>> BEGIN

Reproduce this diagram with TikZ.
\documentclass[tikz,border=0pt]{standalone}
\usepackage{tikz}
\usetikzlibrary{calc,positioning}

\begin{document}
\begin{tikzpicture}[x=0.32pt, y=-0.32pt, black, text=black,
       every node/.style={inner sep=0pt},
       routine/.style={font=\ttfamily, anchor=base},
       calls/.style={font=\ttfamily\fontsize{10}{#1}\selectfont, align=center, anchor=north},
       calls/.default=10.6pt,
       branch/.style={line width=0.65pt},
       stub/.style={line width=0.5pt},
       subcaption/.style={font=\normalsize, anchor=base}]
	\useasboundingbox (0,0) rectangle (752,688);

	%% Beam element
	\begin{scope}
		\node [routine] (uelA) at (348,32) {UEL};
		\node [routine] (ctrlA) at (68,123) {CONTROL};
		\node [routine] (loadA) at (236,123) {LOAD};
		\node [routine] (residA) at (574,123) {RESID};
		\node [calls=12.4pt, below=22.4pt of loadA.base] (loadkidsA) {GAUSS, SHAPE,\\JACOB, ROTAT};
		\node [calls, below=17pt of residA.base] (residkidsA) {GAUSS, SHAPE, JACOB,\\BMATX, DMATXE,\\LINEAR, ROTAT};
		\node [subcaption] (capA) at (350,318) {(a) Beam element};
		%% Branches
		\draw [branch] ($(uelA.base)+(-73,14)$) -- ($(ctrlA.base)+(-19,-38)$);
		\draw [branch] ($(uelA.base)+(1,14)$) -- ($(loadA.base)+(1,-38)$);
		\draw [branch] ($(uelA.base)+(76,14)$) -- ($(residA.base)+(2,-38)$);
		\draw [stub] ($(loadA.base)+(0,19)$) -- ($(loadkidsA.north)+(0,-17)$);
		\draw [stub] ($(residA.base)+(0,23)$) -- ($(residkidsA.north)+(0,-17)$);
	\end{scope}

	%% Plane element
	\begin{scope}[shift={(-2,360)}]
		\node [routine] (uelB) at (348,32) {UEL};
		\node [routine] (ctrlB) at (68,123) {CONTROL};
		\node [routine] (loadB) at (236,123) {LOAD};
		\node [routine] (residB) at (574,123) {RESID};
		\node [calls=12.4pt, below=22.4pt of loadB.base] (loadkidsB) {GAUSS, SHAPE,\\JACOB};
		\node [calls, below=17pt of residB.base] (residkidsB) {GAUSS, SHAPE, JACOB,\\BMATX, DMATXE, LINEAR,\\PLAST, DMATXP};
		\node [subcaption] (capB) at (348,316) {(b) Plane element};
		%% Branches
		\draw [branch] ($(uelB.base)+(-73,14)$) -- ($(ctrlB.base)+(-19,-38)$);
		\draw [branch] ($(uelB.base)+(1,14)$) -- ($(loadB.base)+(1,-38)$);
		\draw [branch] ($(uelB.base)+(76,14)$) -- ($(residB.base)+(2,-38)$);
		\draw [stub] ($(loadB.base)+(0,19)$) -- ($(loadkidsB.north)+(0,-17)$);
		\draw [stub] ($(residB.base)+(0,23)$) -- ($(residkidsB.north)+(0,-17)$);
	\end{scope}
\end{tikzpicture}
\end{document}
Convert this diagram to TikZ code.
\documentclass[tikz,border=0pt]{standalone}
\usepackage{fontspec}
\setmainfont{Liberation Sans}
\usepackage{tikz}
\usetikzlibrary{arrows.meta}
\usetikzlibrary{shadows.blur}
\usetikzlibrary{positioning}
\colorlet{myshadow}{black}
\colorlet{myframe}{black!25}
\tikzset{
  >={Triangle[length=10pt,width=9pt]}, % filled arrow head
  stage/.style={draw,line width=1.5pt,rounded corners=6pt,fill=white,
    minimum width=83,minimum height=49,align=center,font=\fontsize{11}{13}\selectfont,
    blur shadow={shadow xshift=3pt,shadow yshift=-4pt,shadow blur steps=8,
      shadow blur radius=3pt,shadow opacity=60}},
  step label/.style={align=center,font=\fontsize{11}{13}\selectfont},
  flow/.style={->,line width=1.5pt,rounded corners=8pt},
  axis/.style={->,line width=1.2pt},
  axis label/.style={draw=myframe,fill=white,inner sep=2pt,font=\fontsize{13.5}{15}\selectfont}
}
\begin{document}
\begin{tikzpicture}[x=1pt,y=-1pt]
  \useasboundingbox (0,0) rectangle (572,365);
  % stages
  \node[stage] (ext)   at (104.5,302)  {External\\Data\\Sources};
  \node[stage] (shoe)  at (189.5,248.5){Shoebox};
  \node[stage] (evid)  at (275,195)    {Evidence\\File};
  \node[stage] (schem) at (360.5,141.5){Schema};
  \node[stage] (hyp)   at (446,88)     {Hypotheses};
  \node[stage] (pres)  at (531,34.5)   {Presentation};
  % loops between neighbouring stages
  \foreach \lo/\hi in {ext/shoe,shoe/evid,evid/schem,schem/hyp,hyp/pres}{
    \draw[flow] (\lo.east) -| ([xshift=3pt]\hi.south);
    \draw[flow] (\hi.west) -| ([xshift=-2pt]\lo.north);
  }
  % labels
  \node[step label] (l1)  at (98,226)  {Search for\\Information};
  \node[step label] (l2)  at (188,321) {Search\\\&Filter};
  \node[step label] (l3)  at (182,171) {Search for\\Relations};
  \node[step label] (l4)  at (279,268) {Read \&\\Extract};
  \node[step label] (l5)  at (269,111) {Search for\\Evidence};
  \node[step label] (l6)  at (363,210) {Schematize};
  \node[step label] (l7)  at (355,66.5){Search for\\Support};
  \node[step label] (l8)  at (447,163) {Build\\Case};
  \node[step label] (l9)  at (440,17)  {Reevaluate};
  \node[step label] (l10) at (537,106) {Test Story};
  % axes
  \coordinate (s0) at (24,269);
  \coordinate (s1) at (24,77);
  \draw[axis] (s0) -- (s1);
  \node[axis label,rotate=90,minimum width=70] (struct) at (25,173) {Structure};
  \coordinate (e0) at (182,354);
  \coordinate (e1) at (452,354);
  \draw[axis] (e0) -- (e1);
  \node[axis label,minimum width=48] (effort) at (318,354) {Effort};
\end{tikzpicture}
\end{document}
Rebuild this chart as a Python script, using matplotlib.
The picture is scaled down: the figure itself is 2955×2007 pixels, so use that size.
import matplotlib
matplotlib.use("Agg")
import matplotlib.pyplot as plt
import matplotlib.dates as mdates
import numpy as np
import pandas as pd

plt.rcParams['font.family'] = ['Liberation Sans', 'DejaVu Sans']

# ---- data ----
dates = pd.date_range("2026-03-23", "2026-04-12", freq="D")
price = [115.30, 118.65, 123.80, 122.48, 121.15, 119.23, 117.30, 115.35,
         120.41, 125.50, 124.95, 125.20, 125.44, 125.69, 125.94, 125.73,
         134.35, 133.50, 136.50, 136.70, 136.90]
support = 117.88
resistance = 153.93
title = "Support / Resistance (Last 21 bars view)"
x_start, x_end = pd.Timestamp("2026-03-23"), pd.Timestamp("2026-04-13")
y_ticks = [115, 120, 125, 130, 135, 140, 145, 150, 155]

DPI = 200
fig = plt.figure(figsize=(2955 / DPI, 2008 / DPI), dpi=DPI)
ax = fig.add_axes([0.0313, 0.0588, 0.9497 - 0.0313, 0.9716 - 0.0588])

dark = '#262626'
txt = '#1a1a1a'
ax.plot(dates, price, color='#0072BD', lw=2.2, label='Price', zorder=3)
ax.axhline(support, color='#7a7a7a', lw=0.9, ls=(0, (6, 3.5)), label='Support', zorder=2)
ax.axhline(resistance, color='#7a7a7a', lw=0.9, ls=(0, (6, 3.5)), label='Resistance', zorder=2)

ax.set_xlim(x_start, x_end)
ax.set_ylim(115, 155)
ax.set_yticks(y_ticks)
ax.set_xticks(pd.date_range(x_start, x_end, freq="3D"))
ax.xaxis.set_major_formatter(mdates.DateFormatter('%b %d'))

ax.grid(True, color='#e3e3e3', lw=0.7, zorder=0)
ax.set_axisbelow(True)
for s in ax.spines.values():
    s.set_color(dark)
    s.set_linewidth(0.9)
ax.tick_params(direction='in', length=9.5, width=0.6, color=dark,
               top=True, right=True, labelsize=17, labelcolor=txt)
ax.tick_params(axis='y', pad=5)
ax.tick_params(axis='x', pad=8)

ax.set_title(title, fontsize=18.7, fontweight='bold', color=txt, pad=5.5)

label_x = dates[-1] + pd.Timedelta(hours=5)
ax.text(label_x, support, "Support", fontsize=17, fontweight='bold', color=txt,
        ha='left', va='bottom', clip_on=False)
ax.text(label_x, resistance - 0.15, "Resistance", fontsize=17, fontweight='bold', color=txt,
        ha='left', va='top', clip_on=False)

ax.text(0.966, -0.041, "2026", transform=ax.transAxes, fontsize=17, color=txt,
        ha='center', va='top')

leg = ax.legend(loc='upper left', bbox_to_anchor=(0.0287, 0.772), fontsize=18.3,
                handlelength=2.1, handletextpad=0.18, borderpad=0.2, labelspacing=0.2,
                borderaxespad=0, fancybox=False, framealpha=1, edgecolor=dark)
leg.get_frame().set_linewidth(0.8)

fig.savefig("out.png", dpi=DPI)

>> END

Task description » Return the exact lines from the line with "The picture is" to the line with "plt.rcParams['font.family'] = ['Liberation", inclusive of both, with nothing added.

Result of this task »
The picture is scaled down: the figure itself is 2955×2007 pixels, so use that size.
import matplotlib
matplotlib.use("Agg")
import matplotlib.pyplot as plt
import matplotlib.dates as mdates
import numpy as np
import pandas as pd

plt.rcParams['font.family'] = ['Liberation Sans', 'DejaVu Sans']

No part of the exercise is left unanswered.